I have a real conundrum and  I’m not sure what to do.  I genuinely and honestly have no idea if I am responsible for the wreck I was in this weekend.   The details are below.  I’m prepared to admit up front that I was on my phone.  But that’s not a crime in NC, sorry haters.  And it doesn’t automatically mean I was at fault in this wreck.  In fact my passenger has repeatedly insisted I was not at fault.

I was coming down South Salisbury Street talking to Amy.  I caught the red light one block away from the intersection of W. Edenton and S. Salisbury where the wreck occurred.  I left the light when the signal turned green and was traveling towards Edenton.  From my point of view, perspective, whatever, I began crossing Edenton and the next thing I know I was popped real hard in my door by a blue mini-van.  Amy heard the whole thing on the phone.  The truck got spun around in the intersection, hitting another parked car during the slide.  I was stunned and then said to Amy, “I was just in a really bad wreck”.

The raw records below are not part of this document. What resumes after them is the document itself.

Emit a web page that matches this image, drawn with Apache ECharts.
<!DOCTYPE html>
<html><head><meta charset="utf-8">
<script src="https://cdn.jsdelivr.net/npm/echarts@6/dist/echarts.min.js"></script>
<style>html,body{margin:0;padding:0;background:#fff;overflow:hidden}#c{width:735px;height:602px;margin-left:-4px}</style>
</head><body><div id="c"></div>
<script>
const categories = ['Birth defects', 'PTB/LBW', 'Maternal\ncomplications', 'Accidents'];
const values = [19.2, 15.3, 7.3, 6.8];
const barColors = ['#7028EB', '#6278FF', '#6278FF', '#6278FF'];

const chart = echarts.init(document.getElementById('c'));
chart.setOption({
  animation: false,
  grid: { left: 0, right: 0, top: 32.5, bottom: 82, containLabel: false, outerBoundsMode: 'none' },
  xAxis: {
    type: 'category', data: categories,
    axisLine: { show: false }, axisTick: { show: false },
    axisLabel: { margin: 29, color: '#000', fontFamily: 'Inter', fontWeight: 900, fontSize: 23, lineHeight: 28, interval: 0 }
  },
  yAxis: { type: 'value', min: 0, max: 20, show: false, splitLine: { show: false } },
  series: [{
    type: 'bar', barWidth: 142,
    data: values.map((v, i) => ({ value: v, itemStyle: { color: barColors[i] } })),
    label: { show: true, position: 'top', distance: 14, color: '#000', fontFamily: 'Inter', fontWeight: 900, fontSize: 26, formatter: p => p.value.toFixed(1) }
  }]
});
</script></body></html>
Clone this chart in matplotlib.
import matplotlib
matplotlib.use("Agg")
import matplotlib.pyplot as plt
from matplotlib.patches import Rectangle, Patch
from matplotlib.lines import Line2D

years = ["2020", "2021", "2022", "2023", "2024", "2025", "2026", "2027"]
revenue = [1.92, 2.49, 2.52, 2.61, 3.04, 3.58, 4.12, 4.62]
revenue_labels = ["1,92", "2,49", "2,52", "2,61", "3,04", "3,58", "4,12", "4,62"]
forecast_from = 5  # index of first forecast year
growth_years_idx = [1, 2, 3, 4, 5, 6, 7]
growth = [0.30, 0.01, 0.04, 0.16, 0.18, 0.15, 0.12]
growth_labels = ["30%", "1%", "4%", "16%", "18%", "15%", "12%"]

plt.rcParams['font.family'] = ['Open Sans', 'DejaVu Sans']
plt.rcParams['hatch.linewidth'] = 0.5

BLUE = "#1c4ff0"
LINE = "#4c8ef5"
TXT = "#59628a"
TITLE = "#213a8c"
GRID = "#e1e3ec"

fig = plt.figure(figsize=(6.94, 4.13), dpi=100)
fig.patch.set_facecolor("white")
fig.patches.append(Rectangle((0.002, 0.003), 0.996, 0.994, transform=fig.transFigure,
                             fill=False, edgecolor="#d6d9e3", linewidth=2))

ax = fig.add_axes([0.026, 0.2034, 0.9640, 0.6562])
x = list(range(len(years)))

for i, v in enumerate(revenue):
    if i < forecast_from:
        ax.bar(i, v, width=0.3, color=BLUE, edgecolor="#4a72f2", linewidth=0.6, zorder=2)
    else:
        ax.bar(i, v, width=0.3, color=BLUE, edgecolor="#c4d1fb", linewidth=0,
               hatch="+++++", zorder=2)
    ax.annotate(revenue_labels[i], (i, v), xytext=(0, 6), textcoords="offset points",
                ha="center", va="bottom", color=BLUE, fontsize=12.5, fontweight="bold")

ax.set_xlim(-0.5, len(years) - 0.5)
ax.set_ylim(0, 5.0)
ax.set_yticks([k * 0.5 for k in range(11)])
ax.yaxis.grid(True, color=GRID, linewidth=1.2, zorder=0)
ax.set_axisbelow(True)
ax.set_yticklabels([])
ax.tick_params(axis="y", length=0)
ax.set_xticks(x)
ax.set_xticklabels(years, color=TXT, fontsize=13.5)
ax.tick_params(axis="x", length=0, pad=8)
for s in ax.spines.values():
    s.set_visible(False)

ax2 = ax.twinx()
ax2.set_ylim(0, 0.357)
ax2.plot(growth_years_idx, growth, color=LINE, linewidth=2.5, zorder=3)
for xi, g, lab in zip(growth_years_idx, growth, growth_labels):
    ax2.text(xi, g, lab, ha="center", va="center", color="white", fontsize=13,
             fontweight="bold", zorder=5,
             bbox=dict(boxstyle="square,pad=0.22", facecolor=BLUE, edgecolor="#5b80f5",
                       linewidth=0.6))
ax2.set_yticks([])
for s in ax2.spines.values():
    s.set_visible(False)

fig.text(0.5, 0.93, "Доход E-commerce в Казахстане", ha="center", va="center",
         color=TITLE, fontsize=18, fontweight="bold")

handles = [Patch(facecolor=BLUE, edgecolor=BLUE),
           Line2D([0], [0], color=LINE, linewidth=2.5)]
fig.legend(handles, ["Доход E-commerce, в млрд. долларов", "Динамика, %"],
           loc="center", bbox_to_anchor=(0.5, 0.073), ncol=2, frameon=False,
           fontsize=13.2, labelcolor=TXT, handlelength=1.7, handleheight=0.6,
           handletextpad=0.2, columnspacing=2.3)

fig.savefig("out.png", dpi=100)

As I was trying to free my leg from being wedged between the steering wheel and door I look out my window and a woman is screaming “Your still on the phone!  I have my kids in the car and your still on the phone!”  So I naturally assumed, oh damn, I just ran a red light because I was on the phone.  I appologized to the hystarical women several times as I finally got out of my twisted truck.  My ribs were hurting real bad but I didn’t pay attention to them at the time.

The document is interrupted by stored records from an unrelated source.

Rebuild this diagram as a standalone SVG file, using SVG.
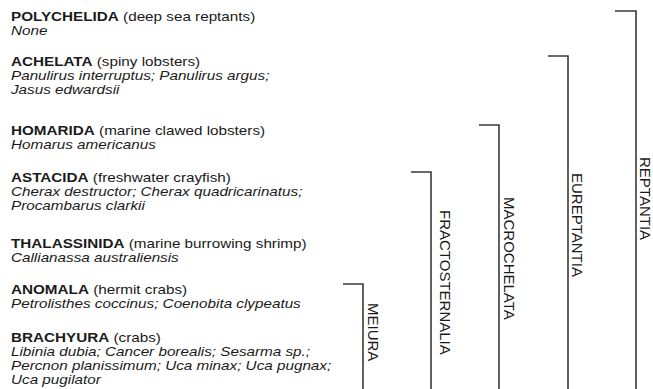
<svg xmlns="http://www.w3.org/2000/svg" width="653" height="389" viewBox="0 0 653 389">
<style>
  .t { font-family: "Liberation Sans", Arial, Helvetica, sans-serif; font-size: 13.5px; fill: #1a1a1a; }
  .b { font-weight: bold; }
  .i { font-style: italic; }
  .lab { font-family: "Liberation Sans", Arial, Helvetica, sans-serif; font-size: 15px; fill: #1a1a1a; }
  .br { fill: none; stroke: #3a3a3a; stroke-width: 1.6; }
</style>
<rect width="653" height="389" fill="#ffffff"/>

<g id="polychelida" transform="translate(11,0) scale(1.13,1)">
  <text class="t" y="21"><tspan class="b">POLYCHELIDA</tspan> (deep sea reptants)</text>
  <text class="t i" y="35">None</text>
</g>
<g id="achelata" transform="translate(11,0) scale(1.13,1)">
  <text class="t" y="66"><tspan class="b">ACHELATA</tspan> (spiny lobsters)</text>
  <text class="t i" y="80">Panulirus interruptus; Panulirus argus;</text>
  <text class="t i" y="94">Jasus edwardsii</text>
</g>
<g id="homarida" transform="translate(11,0) scale(1.13,1)">
  <text class="t" y="135"><tspan class="b">HOMARIDA</tspan> (marine clawed lobsters)</text>
  <text class="t i" y="149">Homarus americanus</text>
</g>
<g id="astacida" transform="translate(11,0) scale(1.13,1)">
  <text class="t" y="182"><tspan class="b">ASTACIDA</tspan> (freshwater crayfish)</text>
  <text class="t i" y="196">Cherax destructor; Cherax quadricarinatus;</text>
  <text class="t i" y="210">Procambarus clarkii</text>
</g>
<g id="thalassinida" transform="translate(11,0) scale(1.13,1)">
  <text class="t" y="248"><tspan class="b">THALASSINIDA</tspan> (marine burrowing shrimp)</text>
  <text class="t i" y="262">Callianassa australiensis</text>
</g>
<g id="anomala" transform="translate(11,0) scale(1.13,1)">
  <text class="t" y="294"><tspan class="b">ANOMALA</tspan> (hermit crabs)</text>
  <text class="t i" y="308">Petrolisthes coccinus; Coenobita clypeatus</text>
</g>
<g id="brachyura" transform="translate(11,0) scale(1.13,1)">
  <text class="t" y="342"><tspan class="b">BRACHYURA</tspan> (crabs)</text>
  <text class="t i" y="356">Libinia dubia; Cancer borealis; Sesarma sp.;</text>
  <text class="t i" y="370">Percnon planissimum; Uca minax; Uca pugnax;</text>
  <text class="t i" y="384">Uca pugilator</text>
</g>

<g id="connectors">
  <path class="br" d="M615,11 H636 V389"/>
  <path class="br" d="M548,56 H568 V389"/>
  <path class="br" d="M479,125 H499 V389"/>
  <path class="br" d="M411,172 H431 V389"/>
  <path class="br" d="M343,284 H363 V389"/>
</g>

<g id="reptantia"><text class="lab" transform="translate(640,157) rotate(90)">REPTANTIA</text></g>
<g id="eureptantia"><text class="lab" transform="translate(572,173) rotate(90)">EUREPTANTIA</text></g>
<g id="macrochelata"><text class="lab" transform="translate(504,197) rotate(90)">MACROCHELATA</text></g>
<g id="fractosternalia"><text class="lab" transform="translate(440,210) rotate(90)">FRACTOSTERNALIA</text></g>
<g id="meiura"><text class="lab" transform="translate(368,303) rotate(90)">MEIURA</text></g>
</svg>
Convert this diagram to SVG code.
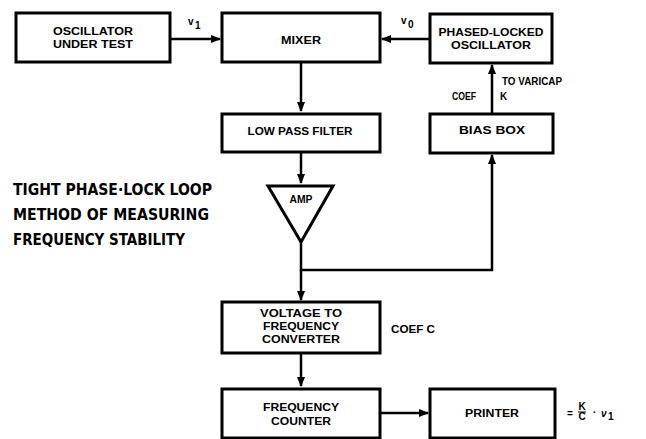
<svg xmlns="http://www.w3.org/2000/svg" width="646" height="439" viewBox="0 0 646 439">
<defs>
<marker id="ah" viewBox="0 0 10 10" refX="9" refY="5" markerWidth="4" markerHeight="4" orient="auto" markerUnits="strokeWidth">
<path d="M0,1 L10,5 L0,9 z" fill="#000"/>
</marker>
<style>
.box{fill:#fff;stroke:#000;stroke-width:3}
.lbl{font-family:"Liberation Sans",Arial,sans-serif;font-weight:bold;font-size:10px;fill:#000;text-anchor:middle}
.side{font-family:"Liberation Sans",Arial,sans-serif;font-weight:bold;font-size:10px;fill:#000}
.title{font-family:"DejaVu Sans Condensed","Liberation Sans",sans-serif;font-weight:bold;font-size:15px;fill:#000}
.con{fill:none;stroke:#000;stroke-width:2.5}
</style>
</defs>
<rect width="646" height="439" fill="#fff"/>
<g id="connectors">
<line class="con" x1="170" y1="39" x2="220" y2="39" marker-end="url(#ah)"/>
<line class="con" x1="430" y1="39" x2="382" y2="39" marker-end="url(#ah)"/>
<line class="con" x1="301" y1="63" x2="301" y2="111" marker-end="url(#ah)"/>
<line class="con" x1="301" y1="153" x2="301" y2="183" marker-end="url(#ah)"/>
<polyline class="con" points="301,242 301,270 492,270 492,155" marker-end="url(#ah)"/>
<line class="con" x1="301" y1="270" x2="301" y2="300" marker-end="url(#ah)"/>
<line class="con" x1="301" y1="354" x2="301" y2="386" marker-end="url(#ah)"/>
<line class="con" x1="381" y1="413" x2="428" y2="413" marker-end="url(#ah)"/>
<line class="con" x1="492" y1="113" x2="492" y2="65" marker-end="url(#ah)"/>
</g>
<g id="osc">
<rect class="box" x="16" y="13" width="154" height="49"/>
<text class="lbl" x="93" y="35" textLength="80" lengthAdjust="spacingAndGlyphs">OSCILLATOR</text>
<text class="lbl" x="93" y="48" textLength="80" lengthAdjust="spacingAndGlyphs">UNDER TEST</text>
</g>
<g id="mixer">
<rect class="box" x="222" y="13" width="158" height="49"/>
<text class="lbl" x="301" y="44" textLength="40" lengthAdjust="spacingAndGlyphs">MIXER</text>
</g>
<g id="plo">
<rect class="box" x="430" y="14" width="122" height="49"/>
<text class="lbl" x="491" y="36" textLength="105" lengthAdjust="spacingAndGlyphs">PHASED-LOCKED</text>
<text class="lbl" x="491" y="49" textLength="80" lengthAdjust="spacingAndGlyphs">OSCILLATOR</text>
</g>
<g id="lpf">
<rect class="box" x="222" y="114" width="158" height="38"/>
<text class="lbl" x="300" y="135" textLength="105" lengthAdjust="spacingAndGlyphs">LOW PASS FILTER</text>
</g>
<g id="bias">
<rect class="box" x="430" y="114" width="123" height="39"/>
<text class="lbl" x="492" y="134" textLength="66" lengthAdjust="spacingAndGlyphs">BIAS BOX</text>
</g>
<g id="amp">
<polygon points="268,186 333,186 301,242" fill="#fff" stroke="#000" stroke-width="3" stroke-linejoin="miter"/>
<text class="lbl" x="301" y="203" font-size="9" textLength="23" lengthAdjust="spacingAndGlyphs">AMP</text>
</g>
<g id="vfc">
<rect class="box" x="222" y="302" width="158" height="51"/>
<text class="lbl" x="301" y="317" textLength="82" lengthAdjust="spacingAndGlyphs">VOLTAGE TO</text>
<text class="lbl" x="301" y="330" textLength="76" lengthAdjust="spacingAndGlyphs">FREQUENCY</text>
<text class="lbl" x="301" y="343" textLength="78" lengthAdjust="spacingAndGlyphs">CONVERTER</text>
</g>
<g id="counter">
<rect class="box" x="222" y="389" width="158" height="49"/>
<text class="lbl" x="301" y="411" textLength="76" lengthAdjust="spacingAndGlyphs">FREQUENCY</text>
<text class="lbl" x="301" y="425" textLength="60" lengthAdjust="spacingAndGlyphs">COUNTER</text>
</g>
<g id="printer">
<rect class="box" x="430" y="389" width="125" height="49"/>
<text class="lbl" x="492" y="417" textLength="54" lengthAdjust="spacingAndGlyphs">PRINTER</text>
</g>
<g id="labels">
<text class="side" x="188" y="25">v</text><text class="side" x="195" y="29" font-size="8">1</text>
<text class="side" x="401" y="24">v</text><text class="side" x="408" y="28" font-size="9">0</text>
<text class="side" x="502" y="85" textLength="60" lengthAdjust="spacingAndGlyphs">TO VARICAP</text>
<text class="side" x="452" y="100" textLength="24" lengthAdjust="spacingAndGlyphs">COEF</text>
<text class="side" x="500" y="100">K</text>
<text class="side" x="391" y="333" textLength="44" lengthAdjust="spacingAndGlyphs">COEF C</text>
<text class="side" x="567" y="417">=</text>
<text class="side" x="582" y="410" font-size="8" text-anchor="middle">K</text>
<line x1="578" y1="412" x2="586" y2="412" stroke="#000" stroke-width="1"/>
<text class="side" x="582" y="420" font-size="8" text-anchor="middle">C</text>
<text class="side" x="593" y="416">·</text>
<text class="side" x="601" y="417" font-style="italic">ν</text><text class="side" x="608" y="420" font-size="8">1</text>
</g>
<g id="title">
<text class="title" x="13" y="195" textLength="199" lengthAdjust="spacingAndGlyphs">TIGHT PHASE·LOCK LOOP</text>
<text class="title" x="13" y="220" textLength="196" lengthAdjust="spacingAndGlyphs">METHOD OF MEASURING</text>
<text class="title" x="13" y="245" textLength="172" lengthAdjust="spacingAndGlyphs">FREQUENCY STABILITY</text>
</g>
</svg>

At some point I know I said “I must have run the red light” and the driver of the mini-van said “well, at least you’re willing to admit it”.  My passenger was still telling me I didn’t run the red light.  So there we were, me and the mini-van family waiting for the police.  The husband went on about how people get tickets for talking on cell phones while driving in England.  What I wanted to know is: did I run the red light?  I really did not know, still don’t.

I was about to tell the police I might not have run the red light but an unidentified witness on the street said I did.  That was actually very reassuring at the time because I wasn’t certain.  But then I thought about it.  There is absolutely no way that witness would have been able to see the color of the lights on Edenton and Salisbury from where she was standing on S. Salisbury St.  No way at all.  They are both one way streets and no lights face in the direction of where she was standing on Salisbury.  The woman was simply drawn to sympathizing with the mini-van family.  That’s all.  You can’t tell me with the spectacular wreck that was unfolding in front of her she ran up the road far enough to make a conscious effort to identify the color of the lights, before they had time to change.

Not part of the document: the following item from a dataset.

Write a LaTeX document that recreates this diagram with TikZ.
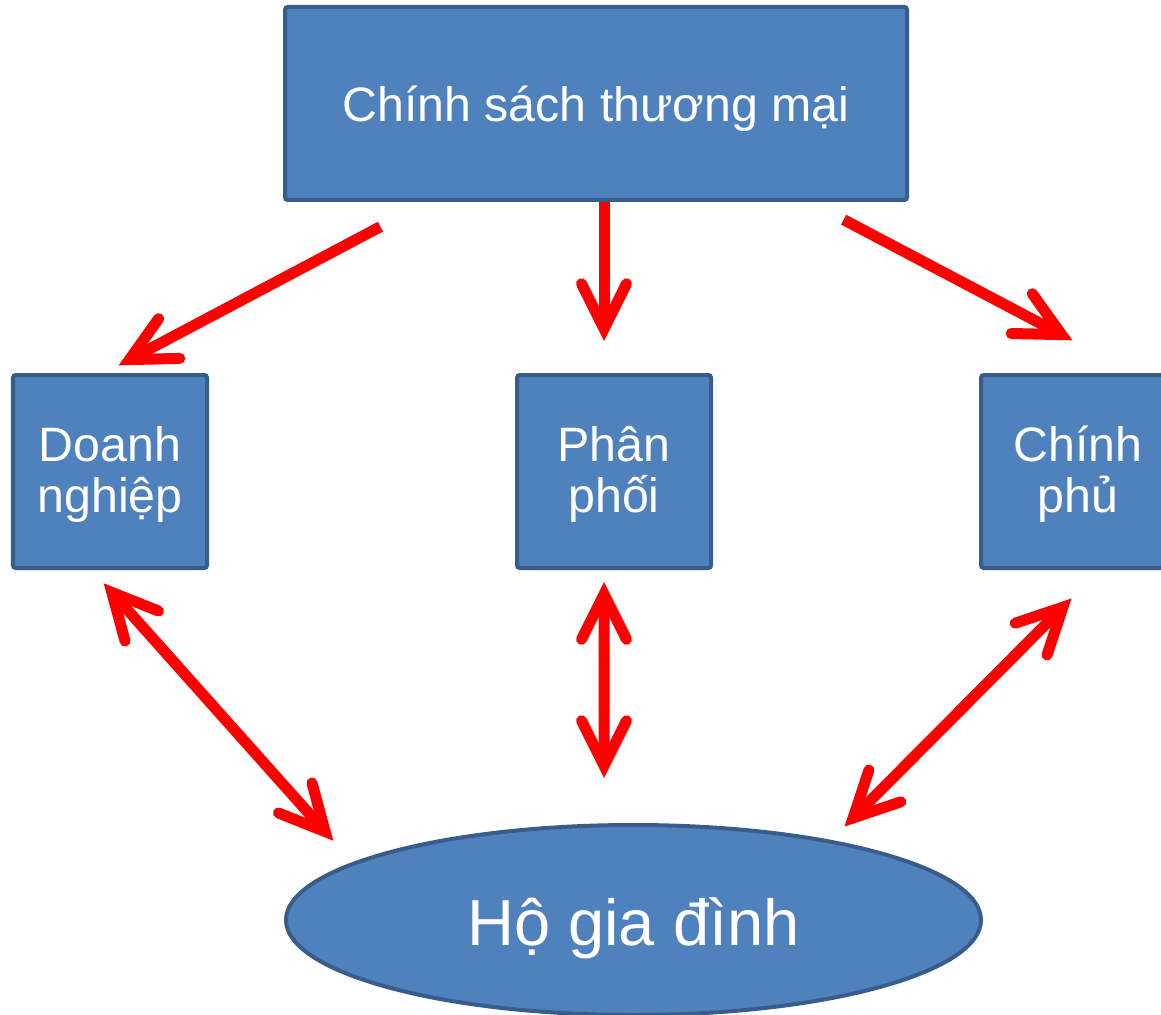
\documentclass[tikz,border=0pt]{standalone}
\usepackage{fontspec}
\setmainfont{Liberation Sans}
\definecolor{boxfill}{RGB}{79, 129, 189}
\definecolor{boxline}{RGB}{56, 93, 138}
\definecolor{arrowred}{RGB}{255, 0, 0}
\usetikzlibrary{shapes.geometric,arrows.meta,positioning,calc}
\tikzset{redbarb/.tip={Straight Barb[length=0.9cm, width=0.9cm, line cap=round, line join=miter]}}

\begin{document}
\begin{tikzpicture}[
    box/.style={rectangle, draw=boxline, fill=boxfill, line width=0.08cm, rounded corners=1.5pt,
        text=white, align=center, font=\fontsize{27.5}{28.5}\selectfont,
        text height=1.92cm, text depth=0.3cm,
        minimum width=3.88cm, minimum height=3.86cm, inner sep=0pt},
    arr/.style={line width=0.22cm, color=arrowred, shorten >=-0.1cm, shorten <=-0.1cm, -redbarb},
    darr/.style={arr, redbarb-redbarb}
]
    \useasboundingbox (0,0) rectangle (23.22,20.28);
    \clip (0,0) rectangle (23.22,20.28);
    \fill[white] (0,0) rectangle (23.22,20.28);

    \node[box, minimum width=12.44cm, text height=1.0cm, text depth=0.26cm] (policy) at (11.92,18.21) {Chính sách thương mại};
    \node[box] (firm) at (2.20,10.85) {Doanh\\nghiệp};
    \node[box] (dist) at (12.28,10.85) {Phân\\phối};
    \node[box] (gov) at (21.56,10.85) {Chính\\phủ};
    \node[ellipse, draw=boxline, fill=boxfill, line width=0.08cm, text=white,
        minimum width=13.9cm, minimum height=3.8cm, inner sep=0pt,
        text height=1.3cm, text depth=0.3cm,
        font=\fontsize{37}{40}\selectfont] (home) at (12.67,1.88) {Hộ gia đình};

    % policy to the three actors
    \draw[arr] ($(policy.south west)+(1.86,-0.54)$) -- ($(firm.north)+(0.26,0.20)$);
    \draw[arr] ($(policy.south)+(0.16,-0.10)$) -- ($(dist.north)+(-0.20,0.74)$);
    \draw[arr] ($(policy.south east)+(-1.22,-0.40)$) -- ($(gov.north)+(-0.20,0.70)$);

    % actors and households
    \draw[darr] ($(firm.south)+(-0.06,-0.34)$) -- ($(home.center)+(-6.07,1.66)$);
    \draw[darr] ($(dist.south)+(-0.20,-0.34)$) -- ($(home.north)+(-0.59,1.00)$);
    \draw[darr] ($(gov.south)+(-0.20,-0.64)$) -- ($(home.center)+(4.29,1.94)$);
\end{tikzpicture}
\end{document}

My guilt of being on the phone at the time of the wreck and the fact that I was hit by a family with kids in tow blinded my judgement as to whether or not I actually ran the light.  Or did the mini-van driver?  One thing that concerned me is the statement the other driver gave to the officer when asked how fast he was going.  He stated “20 maybe 30 miles an hour, we don’t know because we were trying to find our turn”.  So he was trying to navigate his way through downtown.  Did he know what color his light was?

The officers immediate response to his comment was “So help me get my head around this.  You were going 20-30 mph and managed to spin a Dodge Dakota 180 degrees in the intersection at impact?”  Clearly the officer couldn’t add up the physics based on the other drivers statement.

So based upon my reassurance of an eye witness, who could not have seen the lights, I accepted responsibility for running a red light I may not have run.  My passenger insists that I didn’t and his statement to the police was that the mini-van “hit us like a missile”.  I know that part is true.  Although cited, I have not plead guilty to running the red light and I’m not personally certain I did.  At this point I’m taking the word of a unreliable witness, who’s not listed on any police report, and the “victims”.  So now I’m not sure what to do.  Do I plead guilty without knowing if I am?  Or do I plead not guilty and force someone to prove it to me and the court?